--- BEGIN ---
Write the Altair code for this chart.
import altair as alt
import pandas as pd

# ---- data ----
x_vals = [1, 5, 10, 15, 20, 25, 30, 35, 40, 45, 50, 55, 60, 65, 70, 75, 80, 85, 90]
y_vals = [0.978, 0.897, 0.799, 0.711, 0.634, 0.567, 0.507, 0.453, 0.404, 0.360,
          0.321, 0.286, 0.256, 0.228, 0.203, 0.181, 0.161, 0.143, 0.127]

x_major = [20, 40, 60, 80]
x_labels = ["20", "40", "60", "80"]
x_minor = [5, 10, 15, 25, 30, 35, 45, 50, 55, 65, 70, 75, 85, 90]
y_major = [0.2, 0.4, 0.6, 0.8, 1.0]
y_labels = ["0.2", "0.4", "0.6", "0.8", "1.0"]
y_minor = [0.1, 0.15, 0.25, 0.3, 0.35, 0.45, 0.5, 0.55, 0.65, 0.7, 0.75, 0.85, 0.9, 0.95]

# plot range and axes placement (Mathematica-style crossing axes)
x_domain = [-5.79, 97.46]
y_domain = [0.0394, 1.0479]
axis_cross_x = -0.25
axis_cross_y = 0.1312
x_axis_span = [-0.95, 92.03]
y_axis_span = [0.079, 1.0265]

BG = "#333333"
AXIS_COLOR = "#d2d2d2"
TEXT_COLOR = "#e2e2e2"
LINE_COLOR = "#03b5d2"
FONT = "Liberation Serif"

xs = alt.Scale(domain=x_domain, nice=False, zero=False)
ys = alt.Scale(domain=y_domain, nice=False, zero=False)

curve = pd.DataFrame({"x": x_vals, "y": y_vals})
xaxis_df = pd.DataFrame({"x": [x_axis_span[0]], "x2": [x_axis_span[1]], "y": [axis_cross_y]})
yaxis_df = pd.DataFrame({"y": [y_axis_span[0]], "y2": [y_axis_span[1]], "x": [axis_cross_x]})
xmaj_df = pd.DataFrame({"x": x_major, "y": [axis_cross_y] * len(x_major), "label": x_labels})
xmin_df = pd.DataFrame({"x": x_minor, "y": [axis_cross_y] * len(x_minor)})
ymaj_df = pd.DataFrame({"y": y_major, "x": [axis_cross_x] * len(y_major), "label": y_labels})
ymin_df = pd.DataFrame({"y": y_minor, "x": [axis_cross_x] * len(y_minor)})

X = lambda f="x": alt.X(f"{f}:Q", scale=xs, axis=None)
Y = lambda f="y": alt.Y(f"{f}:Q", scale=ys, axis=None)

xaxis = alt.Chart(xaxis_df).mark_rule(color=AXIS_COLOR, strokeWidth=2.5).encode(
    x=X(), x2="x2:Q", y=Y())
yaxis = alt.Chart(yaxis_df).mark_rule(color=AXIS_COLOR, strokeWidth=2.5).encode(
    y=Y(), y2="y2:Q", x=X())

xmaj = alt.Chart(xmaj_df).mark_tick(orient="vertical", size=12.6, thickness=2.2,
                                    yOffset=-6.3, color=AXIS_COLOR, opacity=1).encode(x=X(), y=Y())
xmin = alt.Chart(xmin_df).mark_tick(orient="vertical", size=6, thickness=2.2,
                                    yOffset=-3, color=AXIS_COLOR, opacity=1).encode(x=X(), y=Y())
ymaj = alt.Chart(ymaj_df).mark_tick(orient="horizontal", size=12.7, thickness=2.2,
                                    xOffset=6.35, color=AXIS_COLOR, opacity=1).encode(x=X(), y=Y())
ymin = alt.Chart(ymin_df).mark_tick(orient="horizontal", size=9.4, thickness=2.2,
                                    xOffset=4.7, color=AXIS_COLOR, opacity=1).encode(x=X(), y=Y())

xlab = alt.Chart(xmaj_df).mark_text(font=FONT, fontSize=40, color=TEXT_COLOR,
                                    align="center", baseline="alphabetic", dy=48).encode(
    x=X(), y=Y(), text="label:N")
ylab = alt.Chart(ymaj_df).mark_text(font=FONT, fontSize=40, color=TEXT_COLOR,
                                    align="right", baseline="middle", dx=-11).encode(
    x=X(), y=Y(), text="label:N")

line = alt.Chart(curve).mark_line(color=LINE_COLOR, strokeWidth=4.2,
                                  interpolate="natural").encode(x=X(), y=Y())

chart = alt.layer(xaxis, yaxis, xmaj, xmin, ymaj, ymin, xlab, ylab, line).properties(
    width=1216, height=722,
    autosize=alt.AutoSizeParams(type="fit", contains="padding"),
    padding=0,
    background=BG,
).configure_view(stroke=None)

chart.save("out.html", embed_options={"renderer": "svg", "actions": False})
--- END ---
Repeat the data verbatim.

Write the Altair code for this chart.
import altair as alt
import pandas as pd

# ---- data ----
x_vals = [1, 5, 10, 15, 20, 25, 30, 35, 40, 45, 50, 55, 60, 65, 70, 75, 80, 85, 90]
y_vals = [0.978, 0.897, 0.799, 0.711, 0.634, 0.567, 0.507, 0.453, 0.404, 0.360,
          0.321, 0.286, 0.256, 0.228, 0.203, 0.181, 0.161, 0.143, 0.127]

x_major = [20, 40, 60, 80]
x_labels = ["20", "40", "60", "80"]
x_minor = [5, 10, 15, 25, 30, 35, 45, 50, 55, 65, 70, 75, 85, 90]
y_major = [0.2, 0.4, 0.6, 0.8, 1.0]
y_labels = ["0.2", "0.4", "0.6", "0.8", "1.0"]
y_minor = [0.1, 0.15, 0.25, 0.3, 0.35, 0.45, 0.5, 0.55, 0.65, 0.7, 0.75, 0.85, 0.9, 0.95]

# plot range and axes placement (Mathematica-style crossing axes)
x_domain = [-5.79, 97.46]
y_domain = [0.0394, 1.0479]
axis_cross_x = -0.25
axis_cross_y = 0.1312
x_axis_span = [-0.95, 92.03]
y_axis_span = [0.079, 1.0265]

BG = "#333333"
AXIS_COLOR = "#d2d2d2"
TEXT_COLOR = "#e2e2e2"
LINE_COLOR = "#03b5d2"
FONT = "Liberation Serif"

xs = alt.Scale(domain=x_domain, nice=False, zero=False)
ys = alt.Scale(domain=y_domain, nice=False, zero=False)

curve = pd.DataFrame({"x": x_vals, "y": y_vals})
xaxis_df = pd.DataFrame({"x": [x_axis_span[0]], "x2": [x_axis_span[1]], "y": [axis_cross_y]})
yaxis_df = pd.DataFrame({"y": [y_axis_span[0]], "y2": [y_axis_span[1]], "x": [axis_cross_x]})
xmaj_df = pd.DataFrame({"x": x_major, "y": [axis_cross_y] * len(x_major), "label": x_labels})
xmin_df = pd.DataFrame({"x": x_minor, "y": [axis_cross_y] * len(x_minor)})
ymaj_df = pd.DataFrame({"y": y_major, "x": [axis_cross_x] * len(y_major), "label": y_labels})
ymin_df = pd.DataFrame({"y": y_minor, "x": [axis_cross_x] * len(y_minor)})

X = lambda f="x": alt.X(f"{f}:Q", scale=xs, axis=None)
Y = lambda f="y": alt.Y(f"{f}:Q", scale=ys, axis=None)

xaxis = alt.Chart(xaxis_df).mark_rule(color=AXIS_COLOR, strokeWidth=2.5).encode(
    x=X(), x2="x2:Q", y=Y())
yaxis = alt.Chart(yaxis_df).mark_rule(color=AXIS_COLOR, strokeWidth=2.5).encode(
    y=Y(), y2="y2:Q", x=X())

xmaj = alt.Chart(xmaj_df).mark_tick(orient="vertical", size=12.6, thickness=2.2,
                                    yOffset=-6.3, color=AXIS_COLOR, opacity=1).encode(x=X(), y=Y())
xmin = alt.Chart(xmin_df).mark_tick(orient="vertical", size=6, thickness=2.2,
                                    yOffset=-3, color=AXIS_COLOR, opacity=1).encode(x=X(), y=Y())
ymaj = alt.Chart(ymaj_df).mark_tick(orient="horizontal", size=12.7, thickness=2.2,
                                    xOffset=6.35, color=AXIS_COLOR, opacity=1).encode(x=X(), y=Y())
ymin = alt.Chart(ymin_df).mark_tick(orient="horizontal", size=9.4, thickness=2.2,
                                    xOffset=4.7, color=AXIS_COLOR, opacity=1).encode(x=X(), y=Y())

xlab = alt.Chart(xmaj_df).mark_text(font=FONT, fontSize=40, color=TEXT_COLOR,
                                    align="center", baseline="alphabetic", dy=48).encode(
    x=X(), y=Y(), text="label:N")
ylab = alt.Chart(ymaj_df).mark_text(font=FONT, fontSize=40, color=TEXT_COLOR,
                                    align="right", baseline="middle", dx=-11).encode(
    x=X(), y=Y(), text="label:N")

line = alt.Chart(curve).mark_line(color=LINE_COLOR, strokeWidth=4.2,
                                  interpolate="natural").encode(x=X(), y=Y())

chart = alt.layer(xaxis, yaxis, xmaj, xmin, ymaj, ymin, xlab, ylab, line).properties(
    width=1216, height=722,
    autosize=alt.AutoSizeParams(type="fit", contains="padding"),
    padding=0,
    background=BG,
).configure_view(stroke=None)

chart.save("out.html", embed_options={"renderer": "svg", "actions": False})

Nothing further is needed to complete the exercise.